Bobby McFerrin – “The Voice” bringt neues Album “VOCAbuLaries”

Aus gutem Grund: Der legendäre Bobby McFerrin ist so populär wie einzigartig. Wenn der eben 60-jährige Ausnahme-Vokalist eine Bühne betritt, fasziniert er sein Publikum nicht nur, er involviert es aktiv in seine Improvisationen. „Musik zu hören ist etwas anderes, als sie selbst zu singen“, sagt er, mit dem weisen Blick des Altmeisters in den lachenden Augen eines kleinen Jungen. „Dadurch, dass man an der Aufführung teilhat, versteht man die Musik besser.“ Mit VOCAbuLarieS beweist sich The Voice erneut auch im Studio als Grenzen-Sprenger und Neulandentdecker. Selbst für einen Künstler wie ihn, der schon mit Yo-Yo Ma, Chick Corea oder Herbie Hancock für Überraschungen sorgte, ist dieses Werk ein Novum. Seit sieben Jahren in Produktion, ist es McFerrins Antwort auf die Frage nach einer „klassischen Moderne“. Den Anstoß für „seine persönliche Klangwelt für das 21. Jahrhundert“ gab seine Managerin und Produzentin. „Ich erlebte mit, wie Bobby auf der einen Seite die Wiener Philharmoniker dirigierte, dann mit Mehrspuraufnahmen experimentierte, mit seinem zwölfstimmigen Gesangsimprovisationsensemble Voicestra auf Tour ging und dann wieder seine abenteuerliche Solo-Show aufführte“, erklärt Linda Goldstein. „Ich dachte, es müsste möglich sein, einen Ort zu finden, an dem all diese Wege zusammenlaufen.“ Sie engagierte den klassisch ausgebildeten Komponisten, Arrangeur und Sänger Roger Treece, der sich durch ein paar hundert Stunden Live-Aufnahmen von Bobby McFerrin hörte, um Ideen zu sammeln und zu bündeln.

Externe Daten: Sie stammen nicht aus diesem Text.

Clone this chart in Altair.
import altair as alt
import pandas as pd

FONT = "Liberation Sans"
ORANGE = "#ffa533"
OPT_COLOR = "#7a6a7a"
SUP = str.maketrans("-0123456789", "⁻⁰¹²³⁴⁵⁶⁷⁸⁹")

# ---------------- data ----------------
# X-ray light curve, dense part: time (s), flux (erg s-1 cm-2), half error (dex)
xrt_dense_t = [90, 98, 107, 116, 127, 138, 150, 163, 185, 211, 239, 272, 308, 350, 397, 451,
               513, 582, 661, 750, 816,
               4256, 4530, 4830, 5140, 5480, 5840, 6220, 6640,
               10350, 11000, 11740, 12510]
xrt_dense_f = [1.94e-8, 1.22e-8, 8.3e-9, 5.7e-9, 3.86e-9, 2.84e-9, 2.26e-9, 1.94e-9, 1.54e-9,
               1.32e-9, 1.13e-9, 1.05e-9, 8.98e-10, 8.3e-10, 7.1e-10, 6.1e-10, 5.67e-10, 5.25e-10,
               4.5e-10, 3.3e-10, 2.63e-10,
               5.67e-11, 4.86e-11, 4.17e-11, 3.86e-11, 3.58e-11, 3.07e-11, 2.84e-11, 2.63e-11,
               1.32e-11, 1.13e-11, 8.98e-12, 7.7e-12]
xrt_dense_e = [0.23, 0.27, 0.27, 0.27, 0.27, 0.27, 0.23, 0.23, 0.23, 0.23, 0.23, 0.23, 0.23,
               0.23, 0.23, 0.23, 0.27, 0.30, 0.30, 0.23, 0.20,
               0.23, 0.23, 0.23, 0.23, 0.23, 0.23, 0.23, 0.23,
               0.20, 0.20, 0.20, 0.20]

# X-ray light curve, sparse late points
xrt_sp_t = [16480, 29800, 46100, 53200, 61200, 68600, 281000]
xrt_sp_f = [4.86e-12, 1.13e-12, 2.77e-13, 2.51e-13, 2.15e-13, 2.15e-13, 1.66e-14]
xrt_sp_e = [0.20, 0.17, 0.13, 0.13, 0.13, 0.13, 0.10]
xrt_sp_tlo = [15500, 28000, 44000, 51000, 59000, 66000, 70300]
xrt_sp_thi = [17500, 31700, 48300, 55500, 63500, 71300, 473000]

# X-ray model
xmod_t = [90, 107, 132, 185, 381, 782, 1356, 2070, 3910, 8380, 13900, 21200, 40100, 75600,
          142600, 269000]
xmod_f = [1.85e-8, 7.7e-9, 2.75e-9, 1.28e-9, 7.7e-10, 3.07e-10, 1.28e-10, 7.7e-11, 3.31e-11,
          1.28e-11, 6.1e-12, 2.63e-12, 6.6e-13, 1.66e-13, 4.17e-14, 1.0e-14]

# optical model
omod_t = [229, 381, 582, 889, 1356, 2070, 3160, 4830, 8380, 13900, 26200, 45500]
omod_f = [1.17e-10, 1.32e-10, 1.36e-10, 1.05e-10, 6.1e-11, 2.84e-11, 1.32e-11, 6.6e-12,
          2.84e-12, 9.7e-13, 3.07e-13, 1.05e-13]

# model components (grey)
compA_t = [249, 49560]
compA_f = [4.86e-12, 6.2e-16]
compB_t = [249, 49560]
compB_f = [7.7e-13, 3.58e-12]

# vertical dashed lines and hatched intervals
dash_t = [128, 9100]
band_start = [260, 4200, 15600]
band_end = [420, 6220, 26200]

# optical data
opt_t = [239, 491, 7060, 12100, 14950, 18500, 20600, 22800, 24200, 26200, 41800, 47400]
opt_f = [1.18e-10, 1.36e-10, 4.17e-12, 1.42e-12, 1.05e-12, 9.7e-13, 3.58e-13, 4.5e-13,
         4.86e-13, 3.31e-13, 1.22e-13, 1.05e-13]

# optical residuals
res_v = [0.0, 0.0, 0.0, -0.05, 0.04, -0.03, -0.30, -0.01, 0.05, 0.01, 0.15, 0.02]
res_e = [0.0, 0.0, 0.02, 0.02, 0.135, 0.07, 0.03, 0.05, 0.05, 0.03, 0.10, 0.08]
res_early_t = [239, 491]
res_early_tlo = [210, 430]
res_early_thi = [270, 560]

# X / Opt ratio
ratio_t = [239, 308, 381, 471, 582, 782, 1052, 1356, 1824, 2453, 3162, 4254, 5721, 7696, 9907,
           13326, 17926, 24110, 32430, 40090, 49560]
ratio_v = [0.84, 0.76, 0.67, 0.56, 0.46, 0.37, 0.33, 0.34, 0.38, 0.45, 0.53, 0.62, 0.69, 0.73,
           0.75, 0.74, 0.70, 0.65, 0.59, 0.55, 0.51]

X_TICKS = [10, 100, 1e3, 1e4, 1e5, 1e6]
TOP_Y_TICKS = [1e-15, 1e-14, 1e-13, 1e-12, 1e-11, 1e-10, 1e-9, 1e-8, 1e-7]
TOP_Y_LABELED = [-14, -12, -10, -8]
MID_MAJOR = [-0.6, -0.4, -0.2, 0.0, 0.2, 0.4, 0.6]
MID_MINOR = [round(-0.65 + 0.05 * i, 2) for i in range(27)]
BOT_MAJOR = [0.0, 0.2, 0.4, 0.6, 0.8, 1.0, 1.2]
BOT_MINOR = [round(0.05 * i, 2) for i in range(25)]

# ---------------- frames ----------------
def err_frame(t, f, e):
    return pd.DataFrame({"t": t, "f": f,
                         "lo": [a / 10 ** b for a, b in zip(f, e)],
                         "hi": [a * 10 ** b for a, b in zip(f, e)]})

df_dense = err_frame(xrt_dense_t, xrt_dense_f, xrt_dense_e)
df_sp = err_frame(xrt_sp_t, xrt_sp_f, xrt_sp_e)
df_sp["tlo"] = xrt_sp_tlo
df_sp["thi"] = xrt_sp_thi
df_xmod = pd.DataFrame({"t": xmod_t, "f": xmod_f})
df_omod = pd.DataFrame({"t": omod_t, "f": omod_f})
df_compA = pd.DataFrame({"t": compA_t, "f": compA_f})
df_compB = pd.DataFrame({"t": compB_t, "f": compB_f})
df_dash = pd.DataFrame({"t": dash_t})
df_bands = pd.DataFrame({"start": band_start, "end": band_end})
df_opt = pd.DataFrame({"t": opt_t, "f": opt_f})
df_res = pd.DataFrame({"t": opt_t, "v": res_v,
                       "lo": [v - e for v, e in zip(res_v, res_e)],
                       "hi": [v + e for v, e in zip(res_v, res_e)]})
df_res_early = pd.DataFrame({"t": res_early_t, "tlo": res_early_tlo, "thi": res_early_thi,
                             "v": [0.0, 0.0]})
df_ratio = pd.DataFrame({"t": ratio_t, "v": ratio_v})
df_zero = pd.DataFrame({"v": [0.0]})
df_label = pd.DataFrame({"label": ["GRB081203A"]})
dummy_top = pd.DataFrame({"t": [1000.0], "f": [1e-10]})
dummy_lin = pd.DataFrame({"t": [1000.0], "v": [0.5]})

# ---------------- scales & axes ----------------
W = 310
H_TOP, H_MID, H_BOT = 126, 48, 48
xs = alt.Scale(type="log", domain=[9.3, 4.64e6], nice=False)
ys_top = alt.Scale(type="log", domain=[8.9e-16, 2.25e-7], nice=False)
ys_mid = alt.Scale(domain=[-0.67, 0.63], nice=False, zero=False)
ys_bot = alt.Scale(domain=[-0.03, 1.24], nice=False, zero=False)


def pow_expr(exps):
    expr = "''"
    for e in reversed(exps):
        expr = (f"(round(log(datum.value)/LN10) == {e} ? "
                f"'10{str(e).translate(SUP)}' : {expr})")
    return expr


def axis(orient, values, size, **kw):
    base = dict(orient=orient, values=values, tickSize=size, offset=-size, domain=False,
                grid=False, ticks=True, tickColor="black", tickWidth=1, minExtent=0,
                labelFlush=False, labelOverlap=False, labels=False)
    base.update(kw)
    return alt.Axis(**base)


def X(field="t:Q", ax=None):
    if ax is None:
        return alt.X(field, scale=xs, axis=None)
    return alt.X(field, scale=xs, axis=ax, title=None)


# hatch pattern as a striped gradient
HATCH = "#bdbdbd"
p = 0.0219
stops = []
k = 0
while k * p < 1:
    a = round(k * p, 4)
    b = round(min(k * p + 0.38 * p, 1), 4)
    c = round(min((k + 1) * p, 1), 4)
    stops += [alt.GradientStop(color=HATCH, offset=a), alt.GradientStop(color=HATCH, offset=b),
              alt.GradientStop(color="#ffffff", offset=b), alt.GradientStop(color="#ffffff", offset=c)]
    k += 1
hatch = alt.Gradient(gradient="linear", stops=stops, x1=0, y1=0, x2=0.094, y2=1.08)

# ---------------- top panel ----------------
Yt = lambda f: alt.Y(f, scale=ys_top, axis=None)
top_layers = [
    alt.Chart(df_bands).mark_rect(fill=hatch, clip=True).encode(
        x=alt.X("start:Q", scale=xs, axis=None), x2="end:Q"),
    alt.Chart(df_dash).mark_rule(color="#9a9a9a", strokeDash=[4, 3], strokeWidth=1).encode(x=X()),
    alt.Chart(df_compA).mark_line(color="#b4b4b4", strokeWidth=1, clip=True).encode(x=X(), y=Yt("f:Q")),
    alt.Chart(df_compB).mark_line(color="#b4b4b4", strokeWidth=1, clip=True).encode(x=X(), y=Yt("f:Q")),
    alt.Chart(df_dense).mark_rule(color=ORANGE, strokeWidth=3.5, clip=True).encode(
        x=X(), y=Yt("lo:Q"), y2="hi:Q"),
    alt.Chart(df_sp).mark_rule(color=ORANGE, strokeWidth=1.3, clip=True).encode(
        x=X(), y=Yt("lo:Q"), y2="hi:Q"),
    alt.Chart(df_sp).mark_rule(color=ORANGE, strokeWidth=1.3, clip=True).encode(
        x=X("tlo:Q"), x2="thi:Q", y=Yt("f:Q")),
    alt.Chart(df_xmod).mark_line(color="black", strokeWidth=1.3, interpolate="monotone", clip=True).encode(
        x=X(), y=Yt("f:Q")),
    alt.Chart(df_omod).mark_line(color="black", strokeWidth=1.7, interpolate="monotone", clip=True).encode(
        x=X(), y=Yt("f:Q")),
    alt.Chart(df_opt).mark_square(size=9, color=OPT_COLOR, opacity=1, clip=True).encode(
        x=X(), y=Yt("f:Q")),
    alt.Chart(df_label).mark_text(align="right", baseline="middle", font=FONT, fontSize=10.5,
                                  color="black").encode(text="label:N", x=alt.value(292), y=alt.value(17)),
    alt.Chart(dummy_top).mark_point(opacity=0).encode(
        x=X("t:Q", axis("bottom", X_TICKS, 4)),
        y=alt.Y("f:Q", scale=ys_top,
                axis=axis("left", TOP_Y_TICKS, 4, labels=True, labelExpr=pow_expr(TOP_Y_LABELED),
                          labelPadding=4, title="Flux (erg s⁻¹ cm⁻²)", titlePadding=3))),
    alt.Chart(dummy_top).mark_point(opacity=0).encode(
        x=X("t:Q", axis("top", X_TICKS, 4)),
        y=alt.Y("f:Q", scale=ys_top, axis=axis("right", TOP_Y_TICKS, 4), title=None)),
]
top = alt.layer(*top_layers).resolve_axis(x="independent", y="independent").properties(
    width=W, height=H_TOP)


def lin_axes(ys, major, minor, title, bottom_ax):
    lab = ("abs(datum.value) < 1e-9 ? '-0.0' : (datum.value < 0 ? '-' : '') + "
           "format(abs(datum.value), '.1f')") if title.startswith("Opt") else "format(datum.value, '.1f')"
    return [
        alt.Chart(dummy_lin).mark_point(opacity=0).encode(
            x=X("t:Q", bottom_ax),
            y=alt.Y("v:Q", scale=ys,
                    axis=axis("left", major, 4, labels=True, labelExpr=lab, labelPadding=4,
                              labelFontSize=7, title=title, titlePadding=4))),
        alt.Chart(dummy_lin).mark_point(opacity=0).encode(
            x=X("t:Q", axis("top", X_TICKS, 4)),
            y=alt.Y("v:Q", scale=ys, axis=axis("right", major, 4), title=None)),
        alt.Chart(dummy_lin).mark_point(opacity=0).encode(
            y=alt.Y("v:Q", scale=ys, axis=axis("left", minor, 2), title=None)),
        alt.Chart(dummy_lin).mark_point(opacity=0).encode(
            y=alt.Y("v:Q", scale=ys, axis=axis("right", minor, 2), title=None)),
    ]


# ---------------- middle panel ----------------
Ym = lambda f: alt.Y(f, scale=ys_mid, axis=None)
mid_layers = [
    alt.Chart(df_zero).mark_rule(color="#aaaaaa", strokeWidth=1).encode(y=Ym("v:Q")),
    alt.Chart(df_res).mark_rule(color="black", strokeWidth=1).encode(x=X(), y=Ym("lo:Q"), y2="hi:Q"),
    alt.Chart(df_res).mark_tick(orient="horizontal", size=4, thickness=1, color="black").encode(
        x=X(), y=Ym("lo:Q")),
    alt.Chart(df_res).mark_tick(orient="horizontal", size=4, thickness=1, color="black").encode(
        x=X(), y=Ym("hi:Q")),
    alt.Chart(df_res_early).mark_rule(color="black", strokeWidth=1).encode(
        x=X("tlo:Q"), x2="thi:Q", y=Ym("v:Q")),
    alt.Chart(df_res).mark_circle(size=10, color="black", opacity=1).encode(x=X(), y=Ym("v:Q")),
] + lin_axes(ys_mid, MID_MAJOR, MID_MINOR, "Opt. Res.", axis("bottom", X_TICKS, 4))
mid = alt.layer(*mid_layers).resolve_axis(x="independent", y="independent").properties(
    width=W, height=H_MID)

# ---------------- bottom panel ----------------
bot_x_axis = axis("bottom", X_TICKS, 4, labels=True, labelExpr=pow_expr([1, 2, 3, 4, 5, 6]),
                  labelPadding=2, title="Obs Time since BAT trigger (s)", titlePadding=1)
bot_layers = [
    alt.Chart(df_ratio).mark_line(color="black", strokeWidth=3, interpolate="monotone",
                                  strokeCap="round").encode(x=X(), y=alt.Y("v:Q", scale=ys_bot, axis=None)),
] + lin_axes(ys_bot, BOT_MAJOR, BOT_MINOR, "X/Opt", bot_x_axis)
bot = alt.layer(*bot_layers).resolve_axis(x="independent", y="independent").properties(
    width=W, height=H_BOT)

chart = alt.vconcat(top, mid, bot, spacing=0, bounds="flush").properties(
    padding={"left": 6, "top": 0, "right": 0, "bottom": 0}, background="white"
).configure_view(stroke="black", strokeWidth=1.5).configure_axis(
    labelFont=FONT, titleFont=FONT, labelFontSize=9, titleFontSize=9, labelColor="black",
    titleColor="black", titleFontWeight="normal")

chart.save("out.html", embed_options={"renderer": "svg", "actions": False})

Anschließend schrieb und produzierte Treece sieben Jahre lang die Musik von VOCAbuLarieS, „sieben durchkomponierte Stücke mit Groove“. Treece nahm allerdings nicht nur den Leader auf, sondern auch eine ganze Armada befreundeter Sänger und Musiker. Das Ergebnis, die sieben Songs von VOCAbuLarieS, funktionieren zum Glück nicht nur auf einer bewundernswerten Ebene zwischen Chor-Artistik und Art-Musik, sondern auch als fröhlich entspannter Hörgenuss. Man muss nicht wissen, dass hier in fünfzehn Sprachen plus einem höchst eigenen „McFerrinsch“ gesungen wird. Man muss die Harmonien, Rhythmen und Melodien aus Treeces Feder und McFerrins Mund nicht verstehen. Vor allem sollte man sich auf diese choralen Vielfältigkeiten einlassen, ganz genau hinhören. Und im nächsten Moment einfach nur die Musik wirken lassen. Vom krabbelnden „Baby“ über das quirlige „Say Ladeo“, irgendwo zwischen Doo Wop und Brasilien, über die afrikanischen Erinnerungen in „The Garden“ bis zum sakralen Orchesterwerk „Brief Eternity“. „Musik ist heute so allgegenwärtig und verfügbar, dass wir sie gar nicht mehr wahrnehmen“, meint Bobby McFerrin. „Es hilft, wenn wir wieder lernen, die Augen zu schließen, ruhig zu werden und uns bewusst zu sein, dass uns das, was wir gerade hören, so noch nie begegnet ist.“ Es hilft außerdem, wenn man sich immer wieder vergegenwärtigt: The World has many singers.